Vice City, miroir déformant d’une Amérique saturée
Oubliez les néons figés des années 1980. Dans GTA VI, Vice City s’étire, déborde, se contredit. Le jeu se déroule dans l’État fictif de Leonida, largement inspiré de la Floride, dont il emprunte autant les paysages tropicaux que les tensions sociales. On y retrouve les gratte-ciels baignés de lumière, les rodéos urbains, les violences policières filmées en direct. Chaque plan de la bande-annonce évoque une société où tout est image, tout est diffusion.
Certaines séquences pastichent les codes visuels des réseaux sociaux : filtres, surimpressions, plans verticaux façon TikTok ou live Instagram. Le crime y est mis en scène, monétisé, partagé. Rockstar ne décrit plus seulement la criminalité comme un enjeu ludique : il interroge sa représentation à l’ère du spectacle continu.
Une esthétique sonore maîtrisée, entre mélancolie et tension
La bande-annonce est portée par Love Is A Long Road, un morceau de Tom Petty, musicien floridien disparu en 2017. Ce choix musical, tout sauf anodin, suggère une trajectoire irréversible. Le rythme du morceau épouse celui des images : course contre la montre, romance sous surveillance, solitude des armes. Là encore, Rockstar fait le pari de l’émotion maîtrisée, plutôt que du grandiloquent.
Depuis Vice City en 2002, la musique a toujours joué un rôle central dans l’univers GTA. Mais cette fois, le studio semble viser une résonance plus intime, plus narrative. La bande-son ne rythme plus seulement l’action : elle commente les états d’âme des personnages, accompagne les ruptures et les dérives.

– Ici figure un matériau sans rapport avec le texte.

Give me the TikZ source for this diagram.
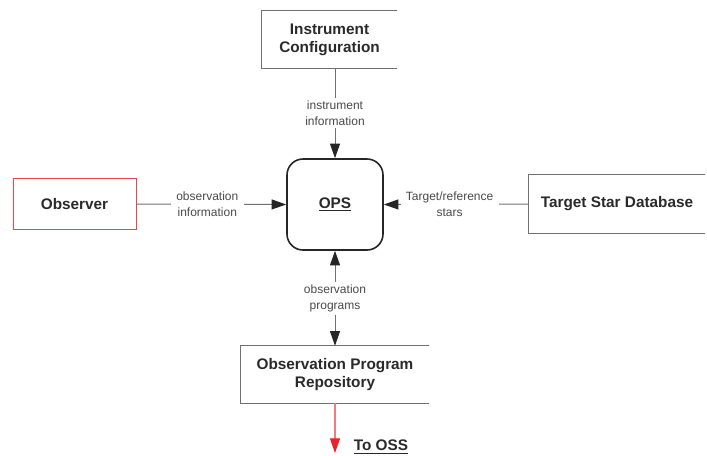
\documentclass[tikz,border=0pt]{standalone}
\usepackage{fontspec}
\setmainfont{Liberation Sans}
\usetikzlibrary{arrows.meta}
\definecolor{linegray}{HTML}{707070}
\definecolor{textgray}{HTML}{2A2A2A}
\definecolor{obsred}{HTML}{E8232B}
\begin{document}
\begin{tikzpicture}[x=0.75pt,y=-0.75pt,
box/.style={inner sep=0pt, align=center, text=textgray,
	font=\fontsize{11.5}{13.5}\selectfont\bfseries},
boxline/.style={draw=linegray, line width=0.8pt},
lbl/.style={midway, fill=white, inner xsep=4pt, inner ysep=2pt, align=center, text=textgray!85,
	font=\fontsize{9}{12}\selectfont},
tip/.tip={Triangle[length=11pt,width=7.5pt,color=black!85]},
redtip/.tip={Triangle[length=11pt,width=7.5pt,color=obsred]},
arr/.style={draw=linegray, line width=0.75pt, -tip},
%arr/.style={->,>=stealth},
]
\useasboundingbox (0,0) rectangle (707,455);
% boites
\node[box, minimum width=101.25pt, minimum height=42.75pt] (instr) at (329.5,39.5) {Instrument\\Configuration};
\node[box, draw=black!85, line width=1.2pt, rounded corners=12pt,
	minimum width=72pt, minimum height=68.25pt] (ops) at (335,204.5) {\underline{OPS}};
\node[box, draw=obsred!85, line width=0.7pt, minimum width=92.25pt, minimum height=38.25pt] (obs) at (74.5,204) {Observer};
\node[box, minimum width=132pt, minimum height=43.5pt] (tsd) at (617,204) {Target Star Database};
\node[box, minimum width=141pt, minimum height=42.75pt] (opr) at (335,374.5) {Observation Program\\Repository};
\node[box] (oss) at (381,447) {\underline{To OSS}};
\coordinate (ossend) at (335,453);
% cotes ouverts (sans bord droit)
\foreach \b in {instr,tsd,opr}
	\draw[boxline] (\b.north east) -- (\b.north west) -- (\b.south west) -- (\b.south east);
% fleches
\draw[arr] (ops.north |- instr.south) -- node[lbl]{instrument\\information} (ops.north);
\draw[arr] (obs.east) -- node[lbl, xshift=-3pt]{observation\\information} (ops.west);
\draw[arr] (tsd.west) -- node[lbl, xshift=-5pt]{Target/reference\\stars} (ops.east);
\draw[arr, tip-tip] (ops.south) -- node[lbl]{observation\\programs} (opr.north);
\draw[draw=obsred!60, line width=0.9pt, -redtip] (opr.south) -- (ossend);
\end{tikzpicture}
\end{document}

Un mystère entretenu par l’absence de gameplay
À ce stade, aucun extrait de gameplay n’a été montré. Ce silence alimente à la fois la curiosité et la frustration. Sur les forums spécialisés, les hypothèses prolifèrent : le moteur graphique RAGE nouvelle génération serait-il encore en cours d’optimisation ? Les séquences sont-elles issues de cinématiques ou de phases in-game ?
Ce flou est caractéristique de la communication Rockstar. Déjà en 2011, GTA V avait suivi une logique similaire, avec une bande-annonce cinématographique suivie, plusieurs mois plus tard, d’un aperçu du gameplay. Le résultat avait été à la hauteur : en 2024, GTA V s’est écoulé à plus de 185 millions d’exemplaires dans le monde, selon Take-Two Interactive.
Une sortie fixée au 26 mai 2026, et une attente méthodiquement cultivée
Rockstar a désormais fixé une date : GTA VI paraîtra le 26 mai 2026 sur PlayStation 5 et Xbox Series X/S. Ce délai de plus d’un an ne freine pas l’enthousiasme. Bien au contraire. L’annonce du report — initialement attendu pour 2025 — a été suivie, à quelques jours près, par cette nouvelle bande-annonce, soigneusement calibrée pour réactiver l’intérêt.
Selon plusieurs analystes du secteur, le budget de développement pourrait dépasser le milliard de dollars, ce qui en ferait l’un des projets vidéoludiques les plus coûteux de l’histoire. À ce niveau d’investissement, chaque choix de communication, chaque silence devient stratégique.
Une œuvre à la croisée du récit et de la critique sociale
GTA VI ne se contente pas de raviver une franchise emblématique. Il en transforme l’ADN. Jason et Lucia évoluent dans un monde où la transgression est filmée, où le pouvoir s’achète en likes, où la ville devient un flux ininterrompu de représentations.
En replaçant Vice City au centre d’une fresque contemporaine, Rockstar engage une réflexion plus large : que devient la liberté dans une société saturée d’images ? Jusqu’où peut-on fuir quand tout est visible, comment échapper quand tout se partage ?
À un an de sa sortie, GTA VI pose déjà les bases d’un récit à double tranchant : spectaculaire et critique, intime et universel. Si Rockstar parvient à tenir cette promesse jusqu’au bout, son jeu ne sera pas seulement un blockbuster — mais un miroir implacable de notre époque.